Montreal Protocol: Some consensus on HFC-related challenges, but solutions still far fetched

Thursday 05 November 2015

From funding to technology assistance for phase out of ozone depleting substances, a lot is being debated


                    Achim Steiner, Executive Director, UNEP receiving an award from Rashid Ahmad Muhammad Bin Fahad, Minister of Environment and Water, UAE
Achim Steiner, Executive Director, UNEP receiving an award from Rashid Ahmad Muhammad Bin Fahad, Minister of Environment and Water, UAE

The session on the fourth day of the Meeting of the Parties to the Montreal Protocol (MOP) began with applause over how the meet could assist parties in managing hydrofluorocarbons (HFCs) and moved to a discussion on why it was so relevant before the Paris climate deal.

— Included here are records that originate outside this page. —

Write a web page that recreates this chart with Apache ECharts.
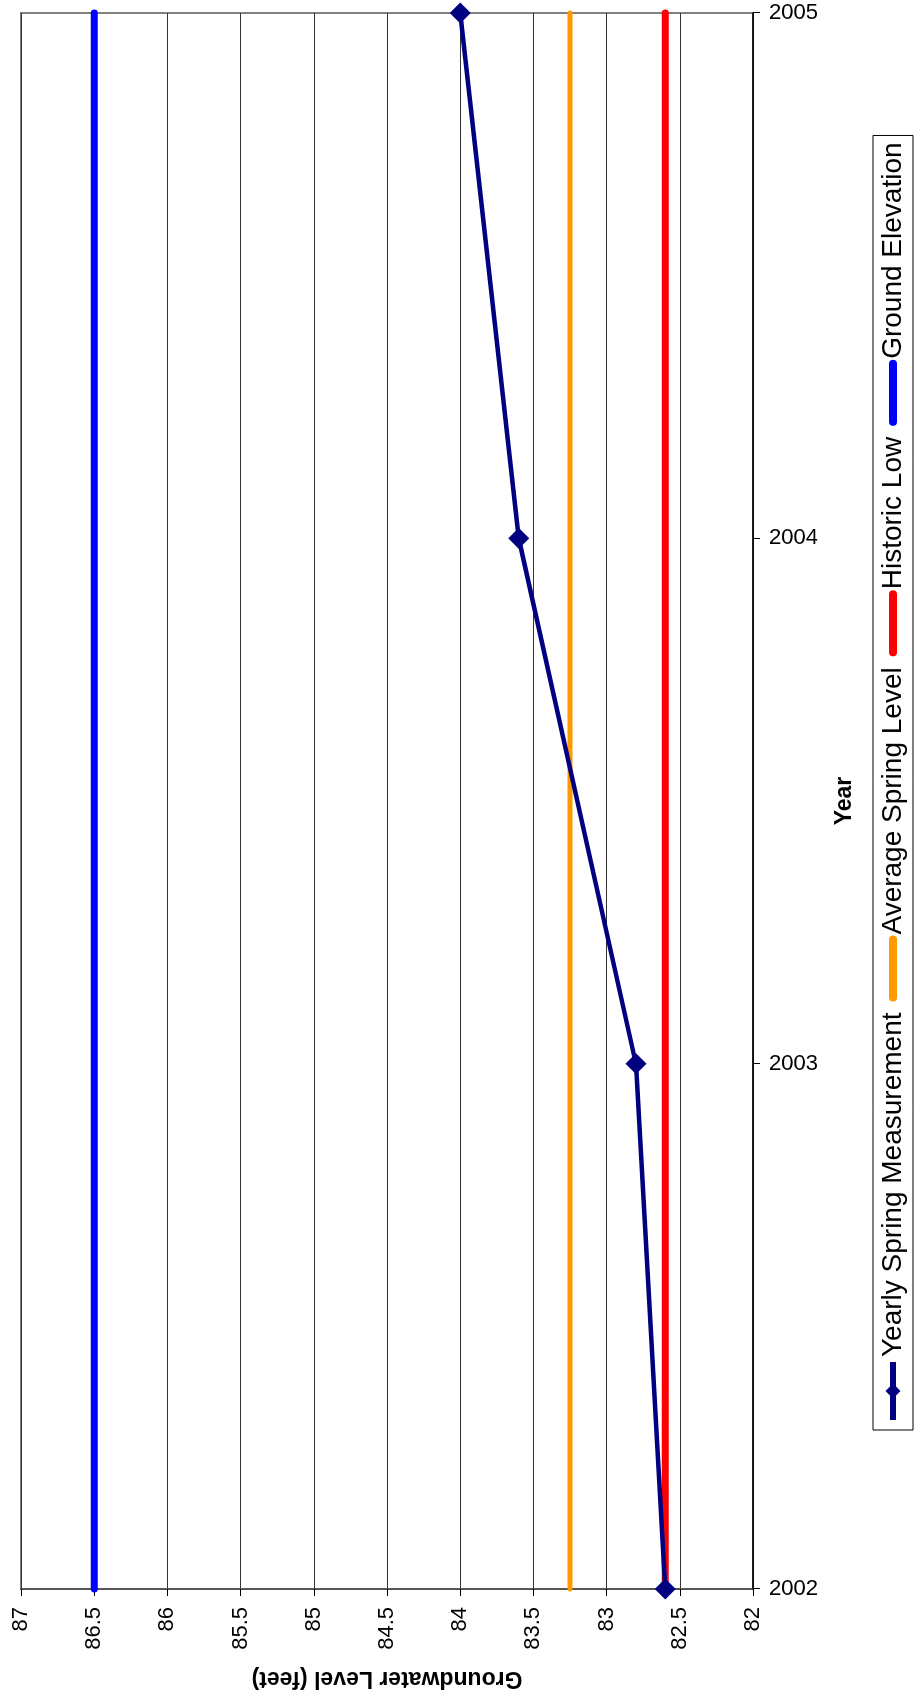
<!DOCTYPE html>
<html>
<head>
<meta charset="utf-8">
<script src="https://cdn.jsdelivr.net/npm/echarts@6/dist/echarts.min.js"></script>
<style>
  html, body { margin: 0; padding: 0; background: #fff; }
  body { width: 916px; height: 1698px; overflow: hidden; position: relative; }
  /* chart is drawn landscape, then turned a quarter left */
  #myChart {
    position: absolute; left: 0; top: 0;
    width: 1698px; height: 916px;
    transform-origin: 0 0;
    transform: translateY(1698px) rotate(-90deg);
  }
</style>
</head>
<body>
<div id="myChart"></div>
<script>
const years = ['2002', '2003', '2004', '2005'];
const yearlySpring = [82.6, 82.8, 83.6, 84.0];
const avgSpring = [83.25, 83.25, 83.25, 83.25];
const historicLow = [82.6, 82.6, 82.6, 82.6];
const groundElev = [86.5, 86.5, 86.5, 86.5];
const levelMin = 82;
const levelMax = 87;
const levelStep = 0.5;

const font = 'Liberation Sans, Arial, sans-serif';

// legend icons: plain thick bar for the flat lines
const flatIcon = { itemStyle: { opacity: 0 }, lineStyle: { width: 8, cap: 'round' } };

const option = {
  backgroundColor: '#fff',
  animation: false,
  grid: {
    left: 105,
    right: 13,
    top: 21,
    bottom: 163,
    show: true,
    borderColor: '#808080',
    borderWidth: 2
  },
  legend: {
    left: 268,
    top: 873,
    padding: [6, 7],
    borderColor: '#000',
    borderWidth: 1,
    itemWidth: 58,
    itemHeight: 19,
    itemGap: 11,
    textStyle: { fontFamily: font, fontSize: 28, color: '#000' },
    data: [
      { name: 'Yearly Spring Measurement', lineStyle: { width: 6 } },
      Object.assign({ name: 'Average Spring Level' }, flatIcon),
      Object.assign({ name: 'Historic Low' }, flatIcon),
      Object.assign({ name: 'Ground Elevation' }, flatIcon)
    ]
  },
  xAxis: {
    type: 'category',
    data: years,
    boundaryGap: false,
    name: 'Year',
    nameLocation: 'middle',
    nameGap: 80,
    nameTextStyle: { fontFamily: font, fontSize: 23, fontWeight: 'bold', color: '#000' },
    axisLine: { lineStyle: { color: '#000', width: 1.5 } },
    axisTick: { show: true, length: 7, lineStyle: { color: '#000' } },
    axisLabel: { rotate: -90, margin: 16, fontFamily: font, fontSize: 22, color: '#000' },
    splitLine: { show: false }
  },
  yAxis: {
    type: 'value',
    min: levelMin,
    max: levelMax,
    interval: levelStep,
    name: 'Groundwater Level (feet)',
    nameLocation: 'middle',
    nameGap: 78,
    nameTextStyle: { fontFamily: font, fontSize: 23, fontWeight: 'bold', color: '#000' },
    axisLine: { show: true, lineStyle: { color: '#555', width: 2 } },
    axisTick: { show: true, length: 7, lineStyle: { color: '#000' } },
    axisLabel: { margin: 18, fontFamily: font, fontSize: 22, color: '#000' },
    splitLine: { lineStyle: { color: '#333', width: 1 } }
  },
  series: [
    {
      name: 'Yearly Spring Measurement',
      type: 'line',
      data: yearlySpring,
      z: 5,
      symbol: 'diamond',
      symbolSize: 21,
      color: '#000080',
      itemStyle: { color: '#000080' },
      lineStyle: { color: '#000080', width: 4.5 }
    },
    {
      name: 'Average Spring Level',
      type: 'line',
      data: avgSpring,
      symbol: 'none',
      color: '#FF9900',
      lineStyle: { color: '#FF9900', width: 5, cap: 'round' }
    },
    {
      name: 'Historic Low',
      type: 'line',
      data: historicLow,
      symbol: 'none',
      color: '#FF0000',
      lineStyle: { color: '#FF0000', width: 7, cap: 'round' }
    },
    {
      name: 'Ground Elevation',
      type: 'line',
      data: groundElev,
      symbol: 'none',
      color: '#0000FF',
      lineStyle: { color: '#0000FF', width: 7, cap: 'round' }
    }
  ]
};

const myChart = echarts.init(document.getElementById('myChart'));
myChart.setOption(option, true);
</script>
</body>
</html>
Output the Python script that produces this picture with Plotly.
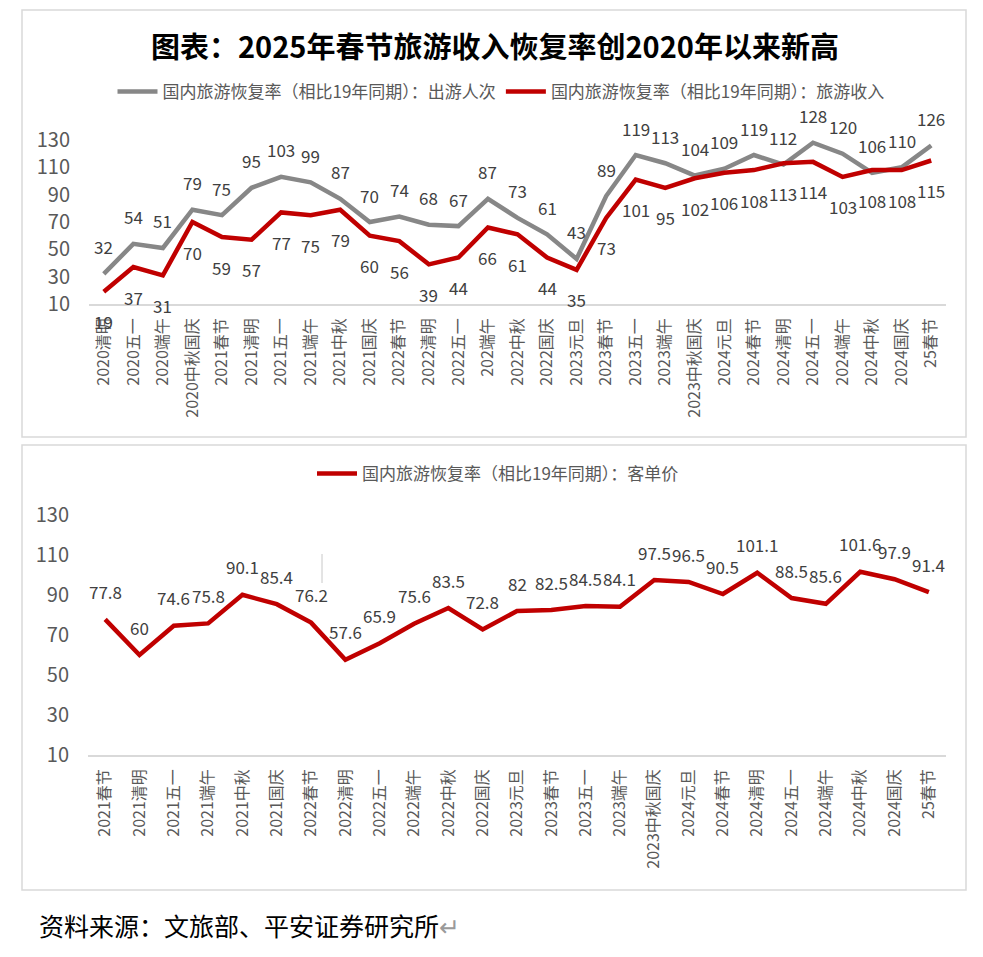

The meet to discuss “Substances that Deplete the Ozone Layer” is being held in Dubai.

Rashid Ahmed Bin Fahad, Minister of Environment and Water of the United Arab Emirates, congratulated all the participants for the progress made so far. He motioned that UAE was committed in reducing greenhouse gas emissions and working on ozone depleting substances (ODS) and has adopted its national policies in line. He stressed the importance of discussing challenges and solutions and hoped that all the items on the agenda will be completed. This was followed by a roundtable discussion on “How the institutions and mechanisms of the Montreal Protocol could assist parties in managing HFCs”.

He also stressed upon the importance of funding and how objectives of developing countries need consideration. He reiterated that Vienna Convention and Montreal Protocol have been important and unique models that haveproved that success can be achieved in coordinated consultation model.  How the outcome from MOP will be important in discussions of the Conference of Parties (COP 21), to be held in Paris next month, was also on the agenda.

Achim Steiner, executive director of the United Nations Environment Programme (UNEP)mentioned how we were in one of the great cross roads to know one another where international diplomacy and sustainable agenda are merging rapidly. He reminded about an article written by Mario J Molina & F S Rowland for Nature magazine, in 1974. A report in the magazine states, “Chlorofluoromethanes are being added to the environment in steadily increasing amounts. These compounds are chemically inert and may remain in the atmosphere for 40–150 years, and concentrations can be expected to reach 10 to 30 times present levels. Photodissociation of the Chlorofluoromethanes in the stratosphere produces significant amount of chlorine atoms, and leads to the destruction of atmospheric ozone.” The discovery made everyone realise that CFCs need to be phased out as they are causing harm to the environment.

A ray of hope

He said that back then, everyone thought that there was a hole in ozone layer and there was no hope that it can be repaired.Buttoday, 98 per cent of ODS has been phased out. Instead of being destructive to economies, it helped economies grow. With 3.5 billion dollars being provided to the developing countries to phase down and phase out of gases, it is estimated by UNEP that 1.8 trillion dollars in health costs is saved and losses in food production of around 460 billion dollars have been avoided by 2060.  

He further stated how Montreal Protocol could be the key to make sustainable development goals a success. Also, with improved science and technology and working together, Montreal Protocol will be able to achieve what no country individually can achieve.

Later in the day, financial challenges, flexibility and exemptions were the core discussions. A wide consensus that the executive committee of the Multilateral Fund (MLF) needs to be directed by MOP to develop guidelines was achieved.

A Duraisamy Director of Ozone Cell, a representative of India, seemed focused on the need of addressing technology transfer, including cost of Intellectual Property Rights (IPR), compensation of lost profit streams or gradual production of facilities of HFCs.The need for aid in production plants that help full conversion cost of HFCs to low global warming potential (GWP) or zero GWP was also talked about. Meanwhile, Canadian and the US representatives were quick to clarify that MLF includes patent, royalty fees and designs in some cases. Responding tothis, the Indian representative said that the methodology is inadequate and not implemented.

Countries with low volumes of gases again insisted on how adequate funding is not available for servicing sector and should include training of technicians, awareness, and equipment support to technicians, etc and also on the need for early financing and disposal of the gases.

Developed countries were open to discussing all the issues mentioned by the developing countries. In the last two days, more or less understanding of the needs of developing countries on flexibility, exemptions and financial challenges were put across the table and was agreed that more issues will be discussed on Friday. It is yet to be decided how the discussions in the contact group will be presented as a paper was opposed by some of the parties as it will limit the challenges.